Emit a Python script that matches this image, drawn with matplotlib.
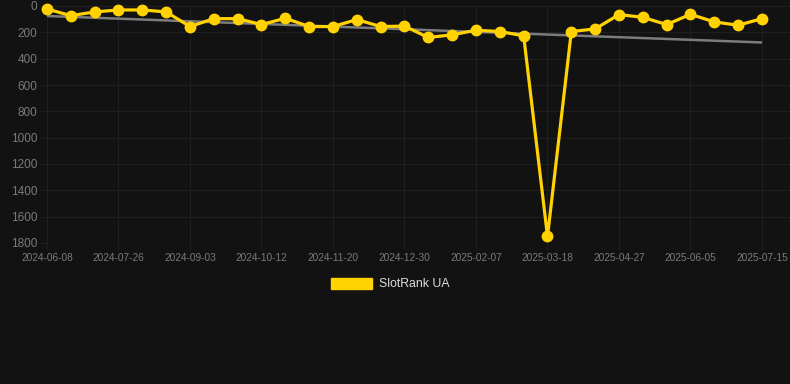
━━━━
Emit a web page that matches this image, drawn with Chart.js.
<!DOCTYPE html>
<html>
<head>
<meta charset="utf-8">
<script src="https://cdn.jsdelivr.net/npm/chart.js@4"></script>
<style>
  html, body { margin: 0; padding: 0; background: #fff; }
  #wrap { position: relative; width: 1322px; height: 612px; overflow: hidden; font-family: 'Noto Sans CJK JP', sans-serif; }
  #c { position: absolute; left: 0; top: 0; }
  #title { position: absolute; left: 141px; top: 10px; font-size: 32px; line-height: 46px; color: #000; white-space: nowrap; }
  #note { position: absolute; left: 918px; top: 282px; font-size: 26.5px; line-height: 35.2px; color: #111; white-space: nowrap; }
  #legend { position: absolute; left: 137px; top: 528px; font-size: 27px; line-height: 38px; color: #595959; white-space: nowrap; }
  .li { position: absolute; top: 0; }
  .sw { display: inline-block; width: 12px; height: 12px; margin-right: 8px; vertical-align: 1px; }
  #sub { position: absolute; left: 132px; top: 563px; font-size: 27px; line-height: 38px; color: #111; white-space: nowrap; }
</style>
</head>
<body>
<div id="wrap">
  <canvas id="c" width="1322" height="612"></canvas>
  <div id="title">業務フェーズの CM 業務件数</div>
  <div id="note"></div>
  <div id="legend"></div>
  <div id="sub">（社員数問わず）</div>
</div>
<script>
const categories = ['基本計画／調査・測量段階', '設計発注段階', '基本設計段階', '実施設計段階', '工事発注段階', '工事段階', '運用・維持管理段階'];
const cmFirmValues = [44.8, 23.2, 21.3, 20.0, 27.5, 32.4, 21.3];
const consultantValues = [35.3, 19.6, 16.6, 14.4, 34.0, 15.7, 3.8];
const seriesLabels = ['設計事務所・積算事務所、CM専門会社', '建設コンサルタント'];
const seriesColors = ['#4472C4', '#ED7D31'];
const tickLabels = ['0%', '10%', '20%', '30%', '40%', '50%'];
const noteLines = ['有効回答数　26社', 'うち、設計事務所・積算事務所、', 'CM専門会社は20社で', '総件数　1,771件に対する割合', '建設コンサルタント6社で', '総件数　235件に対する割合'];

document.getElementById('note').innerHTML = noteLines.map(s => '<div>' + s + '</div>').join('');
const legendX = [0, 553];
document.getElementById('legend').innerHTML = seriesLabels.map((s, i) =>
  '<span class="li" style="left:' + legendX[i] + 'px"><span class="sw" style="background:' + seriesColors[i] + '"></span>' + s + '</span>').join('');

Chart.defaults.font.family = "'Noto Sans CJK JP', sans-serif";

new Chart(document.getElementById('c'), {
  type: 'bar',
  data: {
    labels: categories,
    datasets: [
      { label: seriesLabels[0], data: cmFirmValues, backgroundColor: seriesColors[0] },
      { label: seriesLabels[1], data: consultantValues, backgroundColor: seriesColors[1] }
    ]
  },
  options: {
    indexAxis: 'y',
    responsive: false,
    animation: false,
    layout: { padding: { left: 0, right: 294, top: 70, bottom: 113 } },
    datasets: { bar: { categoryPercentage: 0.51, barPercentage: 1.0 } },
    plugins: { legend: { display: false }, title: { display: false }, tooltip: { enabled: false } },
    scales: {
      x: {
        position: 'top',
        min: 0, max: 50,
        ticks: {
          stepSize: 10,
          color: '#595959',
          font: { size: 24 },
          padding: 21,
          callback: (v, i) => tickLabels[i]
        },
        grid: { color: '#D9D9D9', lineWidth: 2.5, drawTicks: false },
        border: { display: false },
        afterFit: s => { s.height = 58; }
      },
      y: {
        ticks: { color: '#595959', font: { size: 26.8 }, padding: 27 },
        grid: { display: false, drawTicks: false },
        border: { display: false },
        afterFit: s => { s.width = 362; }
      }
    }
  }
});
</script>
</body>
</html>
━━━━
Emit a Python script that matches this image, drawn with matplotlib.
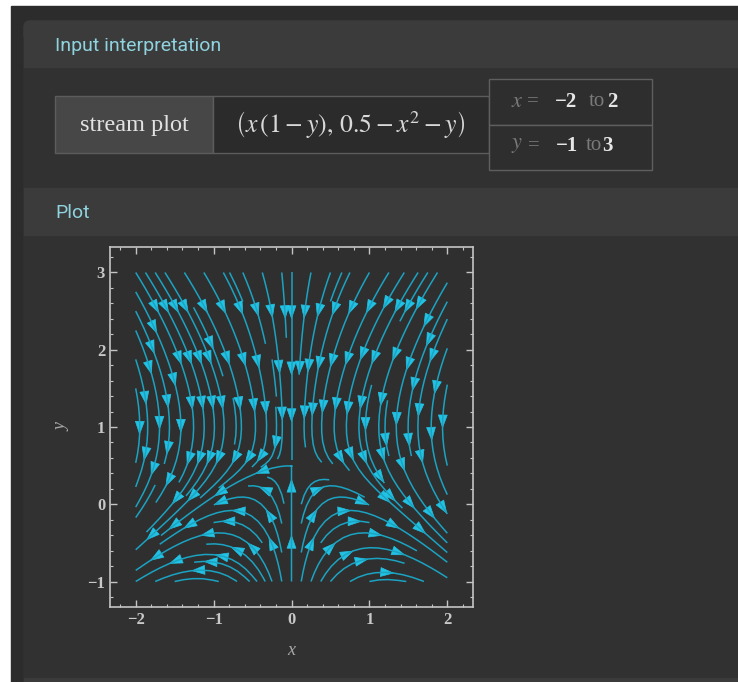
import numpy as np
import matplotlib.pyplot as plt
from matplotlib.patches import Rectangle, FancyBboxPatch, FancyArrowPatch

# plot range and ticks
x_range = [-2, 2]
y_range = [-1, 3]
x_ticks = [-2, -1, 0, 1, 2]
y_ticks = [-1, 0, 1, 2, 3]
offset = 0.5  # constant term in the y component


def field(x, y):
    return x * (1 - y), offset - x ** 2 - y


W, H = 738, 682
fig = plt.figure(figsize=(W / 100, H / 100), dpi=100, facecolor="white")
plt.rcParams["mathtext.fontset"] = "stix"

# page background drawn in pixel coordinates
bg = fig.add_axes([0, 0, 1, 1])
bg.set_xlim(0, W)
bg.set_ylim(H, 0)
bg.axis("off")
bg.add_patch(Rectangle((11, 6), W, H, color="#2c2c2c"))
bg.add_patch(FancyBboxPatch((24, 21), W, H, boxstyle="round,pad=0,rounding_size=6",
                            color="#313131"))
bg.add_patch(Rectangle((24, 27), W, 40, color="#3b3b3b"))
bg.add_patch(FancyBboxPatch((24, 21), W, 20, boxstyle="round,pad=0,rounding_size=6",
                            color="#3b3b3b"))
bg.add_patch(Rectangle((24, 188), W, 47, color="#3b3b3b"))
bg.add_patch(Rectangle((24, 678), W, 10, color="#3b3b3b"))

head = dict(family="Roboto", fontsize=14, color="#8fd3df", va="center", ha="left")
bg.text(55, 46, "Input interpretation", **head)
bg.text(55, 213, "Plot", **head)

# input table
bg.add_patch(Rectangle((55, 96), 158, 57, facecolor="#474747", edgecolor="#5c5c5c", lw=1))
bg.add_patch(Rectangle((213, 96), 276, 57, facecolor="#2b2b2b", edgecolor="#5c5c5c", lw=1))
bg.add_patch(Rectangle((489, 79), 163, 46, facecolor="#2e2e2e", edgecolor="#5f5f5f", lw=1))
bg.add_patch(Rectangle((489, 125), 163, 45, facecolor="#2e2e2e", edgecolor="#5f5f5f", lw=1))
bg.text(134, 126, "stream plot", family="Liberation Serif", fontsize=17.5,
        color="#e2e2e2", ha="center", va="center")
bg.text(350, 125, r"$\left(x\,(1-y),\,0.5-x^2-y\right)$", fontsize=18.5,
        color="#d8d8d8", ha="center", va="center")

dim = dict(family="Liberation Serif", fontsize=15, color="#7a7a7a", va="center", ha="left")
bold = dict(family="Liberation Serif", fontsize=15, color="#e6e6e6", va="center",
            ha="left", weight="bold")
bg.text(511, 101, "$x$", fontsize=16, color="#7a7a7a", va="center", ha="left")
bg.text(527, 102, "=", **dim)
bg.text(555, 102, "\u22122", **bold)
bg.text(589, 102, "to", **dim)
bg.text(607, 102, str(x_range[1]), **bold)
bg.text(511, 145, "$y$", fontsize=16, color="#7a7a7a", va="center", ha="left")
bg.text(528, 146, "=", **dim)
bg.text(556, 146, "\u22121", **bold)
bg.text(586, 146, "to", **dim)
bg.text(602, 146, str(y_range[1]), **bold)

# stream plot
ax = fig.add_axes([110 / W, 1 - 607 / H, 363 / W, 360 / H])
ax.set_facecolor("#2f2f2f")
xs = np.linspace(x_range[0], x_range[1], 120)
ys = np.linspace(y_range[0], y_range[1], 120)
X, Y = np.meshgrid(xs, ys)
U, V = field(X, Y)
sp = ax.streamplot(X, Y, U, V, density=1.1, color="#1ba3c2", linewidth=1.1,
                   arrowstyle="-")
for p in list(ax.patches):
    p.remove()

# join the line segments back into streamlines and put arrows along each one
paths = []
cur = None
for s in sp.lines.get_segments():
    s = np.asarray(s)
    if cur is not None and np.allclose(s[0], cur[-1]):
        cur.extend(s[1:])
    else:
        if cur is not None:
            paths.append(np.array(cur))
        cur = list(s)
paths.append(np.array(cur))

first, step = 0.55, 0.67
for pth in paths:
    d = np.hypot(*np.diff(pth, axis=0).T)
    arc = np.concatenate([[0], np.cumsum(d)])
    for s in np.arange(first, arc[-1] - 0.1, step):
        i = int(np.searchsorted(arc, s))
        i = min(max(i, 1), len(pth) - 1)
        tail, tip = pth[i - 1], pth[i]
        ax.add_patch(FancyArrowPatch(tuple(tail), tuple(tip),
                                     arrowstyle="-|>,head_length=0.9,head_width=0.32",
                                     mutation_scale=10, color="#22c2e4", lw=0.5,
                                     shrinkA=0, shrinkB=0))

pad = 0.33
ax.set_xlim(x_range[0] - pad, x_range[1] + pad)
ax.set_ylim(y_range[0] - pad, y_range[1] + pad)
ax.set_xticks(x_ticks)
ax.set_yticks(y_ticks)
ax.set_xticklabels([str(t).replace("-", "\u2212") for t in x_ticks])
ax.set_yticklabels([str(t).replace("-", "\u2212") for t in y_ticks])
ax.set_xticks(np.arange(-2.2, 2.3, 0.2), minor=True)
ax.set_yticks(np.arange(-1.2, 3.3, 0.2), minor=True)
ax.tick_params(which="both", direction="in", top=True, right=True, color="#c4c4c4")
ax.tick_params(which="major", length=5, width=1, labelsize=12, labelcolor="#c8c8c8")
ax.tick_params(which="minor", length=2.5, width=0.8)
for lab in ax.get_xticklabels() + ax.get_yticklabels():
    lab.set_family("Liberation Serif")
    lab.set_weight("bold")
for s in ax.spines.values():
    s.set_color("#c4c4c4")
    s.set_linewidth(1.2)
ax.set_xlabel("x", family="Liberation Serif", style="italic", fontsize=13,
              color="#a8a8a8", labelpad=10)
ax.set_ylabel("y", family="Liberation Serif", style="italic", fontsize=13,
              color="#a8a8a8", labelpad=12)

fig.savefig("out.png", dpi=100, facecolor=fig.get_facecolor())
━━━━
### The task
Which lines hold the word "script"? Copy each of them from the records.

### Exercise output
Emit a Python script that matches this image, drawn with matplotlib.
<script src="https://cdn.jsdelivr.net/npm/chart.js@4"></script>
<script>
</script>
Emit a Python script that matches this image, drawn with matplotlib.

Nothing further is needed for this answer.